> Task statement
Drop every picture. Then return, exactly, the lines from the beginning of the listing below through the one containing "plt.rcParams['font.family'] = ['Liberation".
>>>
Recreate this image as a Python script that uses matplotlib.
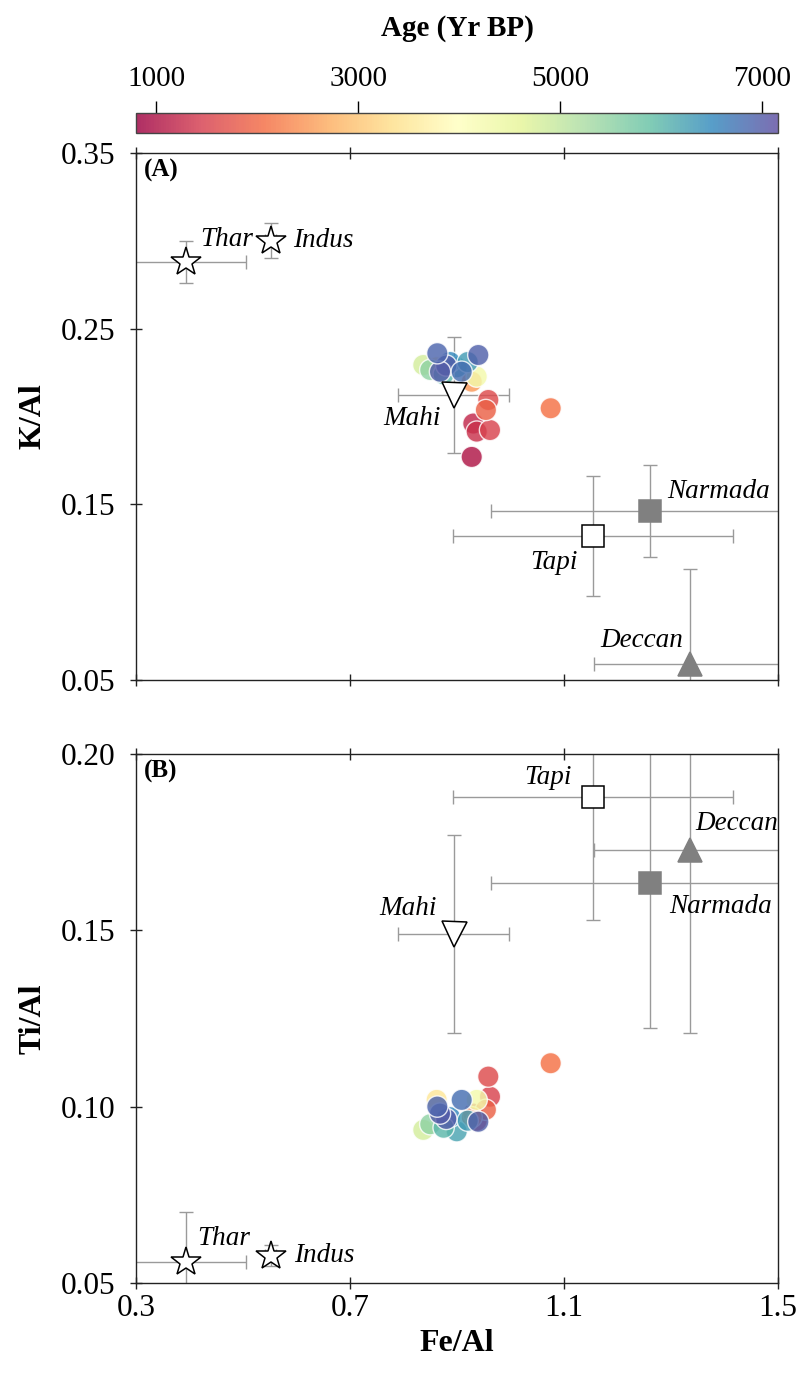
import numpy as np
import matplotlib
matplotlib.use("Agg")
import matplotlib.pyplot as plt
from matplotlib.colors import Normalize

plt.rcParams['font.family'] = ['Liberation Serif', 'DejaVu Serif']

# ---- sediment samples (Fe/Al, K/Al, Ti/Al, age) ----
fe_al = [0.9275, 0.9305, 0.9368, 0.9617, 0.9585, 0.9540, 1.0751, 0.9275,
         0.8620, 0.9368, 0.8370, 0.8500, 0.8995, 0.8870, 0.9200, 0.8750,
         0.8800, 0.9088, 0.8682, 0.9398, 0.8632]
k_al = [0.1770, 0.1960, 0.1914, 0.1923, 0.2094, 0.2037, 0.2047, 0.2198,
        0.2280, 0.2227, 0.2293, 0.2265, 0.2280, 0.2310, 0.2310, 0.2240,
        0.2290, 0.2255, 0.2255, 0.2350, 0.2360]
ti_al = [0.0970, 0.0980, 0.0960, 0.1028, 0.1085, 0.0991, 0.1123, 0.0970,
         0.1019, 0.1019, 0.0934, 0.0950, 0.0930, 0.0970, 0.0960, 0.0940,
         0.0965, 0.1019, 0.0980, 0.0957, 0.1000]
age = [1000, 1200, 1300, 1500, 1600, 1900, 2100, 2500,
       3500, 4300, 4800, 5500, 6200, 6500, 6300, 6000,
       7000, 6800, 7000, 6950, 6900]

# ---- source end-members ----
src_names = ['Thar', 'Indus', 'Mahi', 'Tapi', 'Narmada', 'Deccan']
src_fe = [0.3935, 0.552, 0.8935, 1.154, 1.261, 1.3355]
src_fe_err = [0.113, 0.010, 0.104, 0.262, 0.298, 0.180]
src_k = [0.288, 0.300, 0.2124, 0.132, 0.1462, 0.059]
src_k_err = [0.012, 0.010, 0.033, 0.034, 0.026, 0.054]
src_ti = [0.0560, 0.0577, 0.1490, 0.1878, 0.1633, 0.1728]
src_ti_err = [0.014, 0.003, 0.028, 0.035, 0.041, 0.052]
src_marker = ['*', '*', 'v', 's', 's', '^']
src_face = ['white', 'white', 'white', 'white', '#808080', '#808080']
src_edge = ['black', 'black', 'black', 'black', '#808080', '#808080']
src_ms = [22, 22, 18, 16, 16.5, 17]

# label offsets (points) and alignment per panel
offA = {'Thar': (10, 16, 'left'), 'Indus': (16, 0, 'left'), 'Mahi': (-9, -17, 'right'),
        'Tapi': (-11, -19, 'right'), 'Narmada': (12, 14, 'left'), 'Deccan': (-5, 17, 'right')}
offB = {'Thar': (8, 17, 'left'), 'Indus': (17, 0, 'left'), 'Mahi': (-12, 18, 'right'),
        'Tapi': (-15, 14, 'right'), 'Narmada': (14, -17, 'left'), 'Deccan': (4, 19, 'left')}

xticks = [0.3, 0.7, 1.1, 1.5]
ytA = [0.05, 0.15, 0.25, 0.35]
ytB = [0.05, 0.10, 0.15, 0.20]
cbticks = [1000, 3000, 5000, 7000]

fig = plt.figure(figsize=(8, 13.73), dpi=100)
cax = fig.add_axes([0.17, 0.9031, 0.8025, 0.01457])
axA = fig.add_axes([0.17, 0.5047, 0.8025, 0.3839])
axB = fig.add_axes([0.17, 0.0656, 0.8025, 0.3853])

norm = Normalize(vmin=800, vmax=7160)
cmap = plt.get_cmap('Spectral')

def draw(ax, yvals, src_y, src_yerr, offs, panel):
    sc = ax.scatter(fe_al, yvals, c=age, cmap=cmap, norm=norm, s=235, alpha=0.82,
                    edgecolors='white', linewidths=1.0, zorder=3)
    for i, name in enumerate(src_names):
        ax.errorbar(src_fe[i], src_y[i], xerr=src_fe_err[i], yerr=src_yerr[i],
                    fmt='none', ecolor='#9a9a9a', elinewidth=1.0, capsize=5,
                    capthick=1.0, zorder=2)
        ax.plot(src_fe[i], src_y[i], marker=src_marker[i], ms=src_ms[i],
                mfc=src_face[i], mec=src_edge[i], mew=1.1, ls='none', zorder=4)
        dx, dy, ha = offs[name]
        ax.annotate(name, (src_fe[i], src_y[i]), xytext=(dx, dy),
                    textcoords='offset points', ha=ha, va='center',
                    fontsize=19.5, style='italic', zorder=5)
    ax.set_xlim(0.3, 1.5)
    ax.set_xticks(xticks)
    ax.text(0.012, 0.988, panel, transform=ax.transAxes, ha='left', va='top',
            fontsize=18, fontweight='bold')
    for sp in ax.spines.values():
        sp.set_linewidth(1.0)
        sp.set_color('#222222')
    ax.tick_params(direction='inout', length=9, width=1.0, labelsize=22.5,
                   top=True, color='#222222')
    ax.tick_params(axis='y', pad=10)
    return sc

sc = draw(axA, k_al, src_k, src_k_err, offA, '(A)')
axA.set_ylim(0.05, 0.35)
axA.set_yticks(ytA)
axA.set_yticklabels(['0.05', '0.15', '0.25', '0.35'])
axA.tick_params(labelbottom=False)
axA.set_ylabel('K/Al', fontsize=23, fontweight='bold', labelpad=10)

draw(axB, ti_al, src_ti, src_ti_err, offB, '(B)')
axB.set_ylim(0.05, 0.20)
axB.set_yticks(ytB)
axB.set_yticklabels(['0.05', '0.10', '0.15', '0.20'])
axB.set_xticklabels(['0.3', '0.7', '1.1', '1.5'])
axB.set_ylabel('Ti/Al', fontsize=23, fontweight='bold', labelpad=10)
axB.set_xlabel('Fe/Al', fontsize=23, fontweight='bold', labelpad=4)

cb = fig.colorbar(sc, cax=cax, orientation='horizontal', ticklocation='top')
cb.set_ticks(cbticks)
cb.ax.tick_params(labelsize=21, length=9, width=1.0, pad=6)
cb.outline.set_linewidth(1.0)
cb.outline.set_edgecolor('#444444')
cb.set_label('Age (Yr BP)', fontsize=21, fontweight='bold', labelpad=22)

fig.savefig('out.png', dpi=100)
<<<
> Solution for this exercise
Recreate this image as a Python script that uses matplotlib.
import numpy as np
import matplotlib
matplotlib.use("Agg")
import matplotlib.pyplot as plt
from matplotlib.colors import Normalize

plt.rcParams['font.family'] = ['Liberation Serif', 'DejaVu Serif']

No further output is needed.